For those who are worried, Babylon is already starting out on a much stronger foot, with the sense to drop escalating plot points throughout rather than coasting along until the big end-of-episode hook.

Seizaki outside an apartment at night, holding his cellphone to his ear

I don’t want to undersell how compelling that lead-up is, either. A lot of this episode involves people reading documents or sitting quietly beside one another, but it conveys its sense of stakes so well that the unspoken ticking clock feels ever-present in the background.

The visual design also soaks the insides of offices and cars with sunset orange tints and moody blues, heightening the sense of atmosphere. This is a premiere that absolutely knows how to do more with less.

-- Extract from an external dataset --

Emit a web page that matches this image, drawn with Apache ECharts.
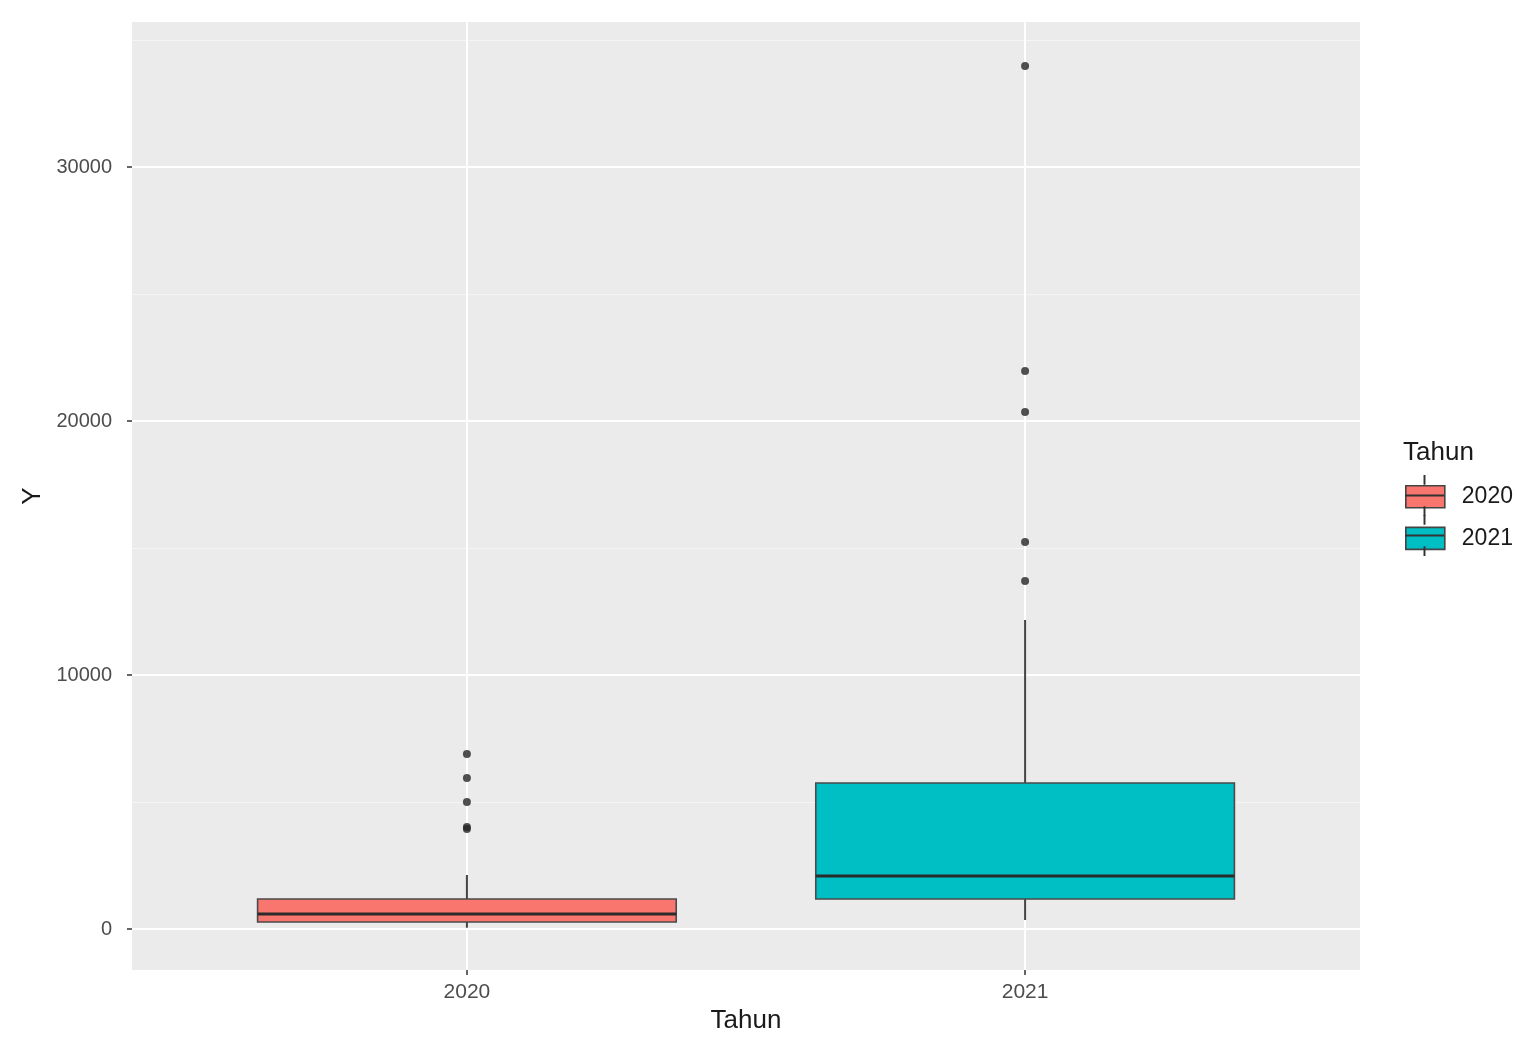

The potential downside is that women don’t really play a notable role in any of this, at least so far. We see that Seizaki has a wife and child, but we don’t hear her speak. The young (although how young is unclear) sex worker who might prove key to the investigation doesn’t yet have any lines, nor does the other mystery woman Seizaki is investigating.

A young woman walking to a limo with a man in a suit

At best, these women will become rounded characters in their own right, and at worst they’ll be somehow exploited or murdered in order to up narrative tension. It’s too soon to read Babylon’s intentions, but it is a pitfall this type of story has a habit of falling into.

On the whole though, this came completely out of nowhere and hooked me despite my relative disinterest in police procedurals. And since Amazon seems to have made it a habit to drop three episodes of their licenses at once, I look forward to jumping back in as soon as I finish this review.